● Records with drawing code
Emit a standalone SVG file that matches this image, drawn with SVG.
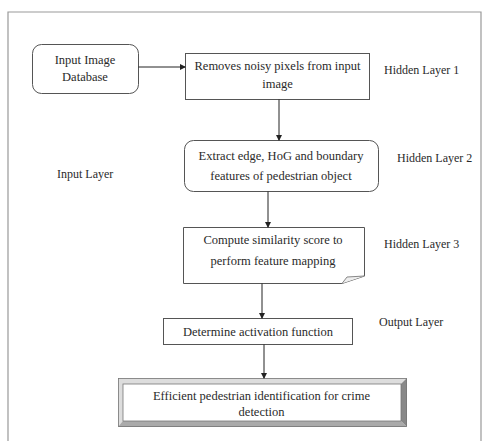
<svg xmlns="http://www.w3.org/2000/svg" width="482" height="441" viewBox="0 0 482 441">
<defs>
<marker id="ah" markerWidth="6" markerHeight="6" refX="5" refY="3" orient="auto" markerUnits="userSpaceOnUse">
<path d="M0,0 L6,3 L0,6 z" fill="#222"/>
</marker>
<style>
text{font-family:'Liberation Serif','DejaVu Serif','Times New Roman',serif;font-size:12.5px;fill:#2a2a2a}
.t{text-anchor:middle}
.l{font-size:12px}
.b{fill:#fff;stroke:#555;stroke-width:1}
.c{stroke:#222;stroke-width:1;fill:none;marker-end:url(#ah)}
</style>
</defs>
<rect width="482" height="441" fill="#fff"/>
<g id="frame">
<path d="M8,441 L8,12 L481,12 L481,441" fill="none" stroke="#999" stroke-width="1.2"/>
</g>
<g id="n1">
<rect class="b" x="32.5" y="44.5" width="106" height="49" rx="9"/>
<text class="t" x="85" y="64">Input Image</text>
<text class="t" x="85" y="81">Database</text>
</g>
<g id="n2">
<rect class="b" x="185.5" y="53.5" width="184" height="46"/>
<text class="t" x="277.5" y="70">Removes noisy pixels from input</text>
<text class="t" x="277.5" y="88">image</text>
</g>
<g id="n3">
<rect class="b" x="184.5" y="140.5" width="194" height="51" rx="9"/>
<text class="t" x="281" y="160">Extract edge, HoG and boundary</text>
<text class="t" x="281" y="180">features of pedestrian object</text>
</g>
<g id="n4">
<path class="b" d="M183.5,227.5 H364.5 V276 L342,283.5 H183.5 Z"/>
<path d="M342,283.5 L347,277 L364.5,276" fill="#eee" stroke="#888" stroke-width="1"/>
<text class="t" x="273" y="244">Compute similarity score to</text>
<text class="t" x="273" y="265">perform feature mapping</text>
</g>
<g id="n5">
<rect class="b" x="163.5" y="318.5" width="189" height="26"/>
<text class="t" x="258" y="336">Determine activation function</text>
</g>
<g id="n6">
<rect x="118" y="378" width="289" height="49" fill="#ddd"/>
<polygon points="401,384 407,378 407,427 401,421" fill="#888"/>
<polygon points="123,421 401,421 407,427 118,427" fill="#aaa"/>
<rect x="123" y="384" width="278" height="37" fill="#fff" stroke="#777" stroke-width="0.8"/>
<rect x="118.5" y="378.5" width="288" height="48" fill="none" stroke="#777" stroke-width="0.8"/>
<text class="t" x="261.5" y="400">Efficient pedestrian identification for crime</text>
<text class="t" x="261.5" y="416">detection</text>
</g>
<g id="labels">
<text class="l" x="384" y="74">Hidden Layer 1</text>
<text class="l" x="397" y="162">Hidden Layer 2</text>
<text class="l" x="57" y="178">Input Layer</text>
<text class="l" x="384" y="248">Hidden Layer 3</text>
<text class="l" x="379" y="326">Output Layer</text>
</g>
<g id="connectors">
<line class="c" x1="138.5" y1="67" x2="185" y2="67"/>
<line class="c" x1="279" y1="99.5" x2="279" y2="140"/>
<line class="c" x1="268" y1="191.5" x2="268" y2="227"/>
<line class="c" x1="262" y1="283.5" x2="262" y2="318"/>
<line class="c" x1="264" y1="344.5" x2="264" y2="378"/>
</g>
</svg>
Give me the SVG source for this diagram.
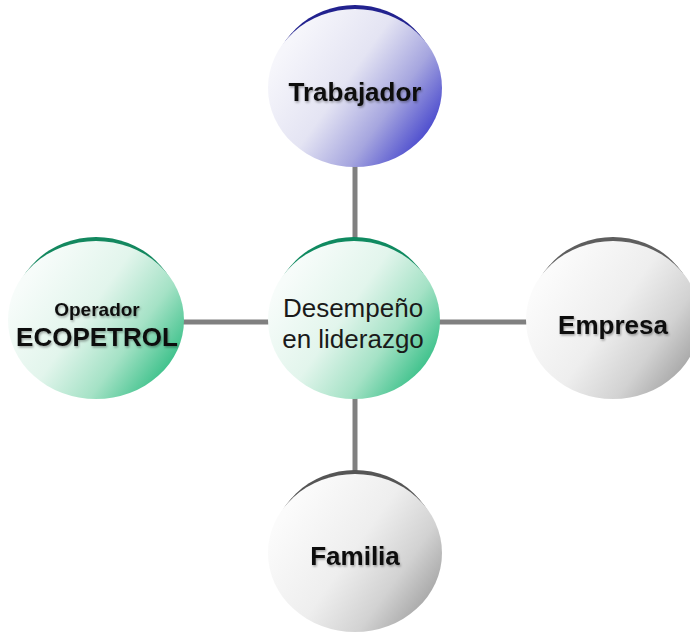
<svg xmlns="http://www.w3.org/2000/svg" width="690" height="634" viewBox="0 0 690 634">
<style>
.conn{stroke:#808080;stroke-width:5;fill:none}
.lbl{font-family:"Liberation Sans",Arial,sans-serif;font-weight:bold;font-size:26px;fill:#111;text-anchor:middle;filter:url(#sh)}
.ctr{font-family:"Liberation Sans",Arial,sans-serif;font-size:26px;fill:#1a1a1a;text-anchor:middle}
</style>
<defs>
<linearGradient id="gBlue" x1="0.1" y1="0.25" x2="0.95" y2="0.8">
<stop offset="0" stop-color="#f6f6fb"/>
<stop offset="0.4" stop-color="#e4e4f3"/>
<stop offset="0.7" stop-color="#a6a6df"/>
<stop offset="1" stop-color="#4343cc"/>
</linearGradient>
<linearGradient id="gGreen" x1="0.1" y1="0.25" x2="0.95" y2="0.8">
<stop offset="0" stop-color="#f7fcfa"/>
<stop offset="0.4" stop-color="#e2f5ec"/>
<stop offset="0.7" stop-color="#a5e2c6"/>
<stop offset="1" stop-color="#33be85"/>
</linearGradient>
<linearGradient id="gGray" x1="0.1" y1="0.25" x2="0.95" y2="0.8">
<stop offset="0" stop-color="#fbfbfb"/>
<stop offset="0.45" stop-color="#eeeeee"/>
<stop offset="0.75" stop-color="#d2d2d2"/>
<stop offset="1" stop-color="#a4a4a4"/>
</linearGradient>
<filter id="sh" x="-10%" y="-20%" width="120%" height="150%">
<feDropShadow dx="1" dy="1.5" stdDeviation="1" flood-color="#000" flood-opacity="0.35"/>
</filter>
</defs>

<g id="connectors">
<line class="conn" x1="355" y1="160" x2="355" y2="245"/>
<line class="conn" x1="180" y1="322" x2="275" y2="322"/>
<line class="conn" x1="435" y1="322" x2="532" y2="322"/>
<line class="conn" x1="355" y1="395" x2="355" y2="480"/>
</g>

<g id="trabajador">
<ellipse cx="355" cy="84" rx="83" ry="79" fill="#22228f"/>
<ellipse cx="355" cy="88" rx="87" ry="79" fill="url(#gBlue)"/>
<text class="lbl" x="355" y="101">Trabajador</text>
</g>

<g id="desempeno">
<ellipse cx="354" cy="316" rx="82" ry="79" fill="#0f8a60"/>
<ellipse cx="354" cy="320" rx="86" ry="79" fill="url(#gGreen)"/>
<text class="ctr" x="353" y="317">Desempeño</text>
<text class="ctr" x="353" y="348">en liderazgo</text>
</g>

<g id="operador">
<ellipse cx="96" cy="316" rx="84" ry="79" fill="#13885f"/>
<ellipse cx="96" cy="320" rx="88" ry="79" fill="url(#gGreen)"/>
<text class="lbl" x="97" y="316" style="font-size:19px">Operador</text>
<text class="lbl" x="97" y="346">ECOPETROL</text>
</g>

<g id="empresa">
<ellipse cx="613" cy="316" rx="83" ry="79" fill="#5e5e5e"/>
<ellipse cx="613" cy="320" rx="87" ry="79" fill="url(#gGray)"/>
<text class="lbl" x="613" y="334">Empresa</text>
</g>

<g id="familia">
<ellipse cx="355" cy="549" rx="83" ry="79" fill="#555555"/>
<ellipse cx="355" cy="553" rx="87" ry="79" fill="url(#gGray)"/>
<text class="lbl" x="355" y="565">Familia</text>
</g>
</svg>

● STATED EXERCISE
Pick out the lines containing the string "this".

● WRITTEN ANSWER
Emit a standalone SVG file that matches this image, drawn with SVG.
Give me the SVG source for this diagram.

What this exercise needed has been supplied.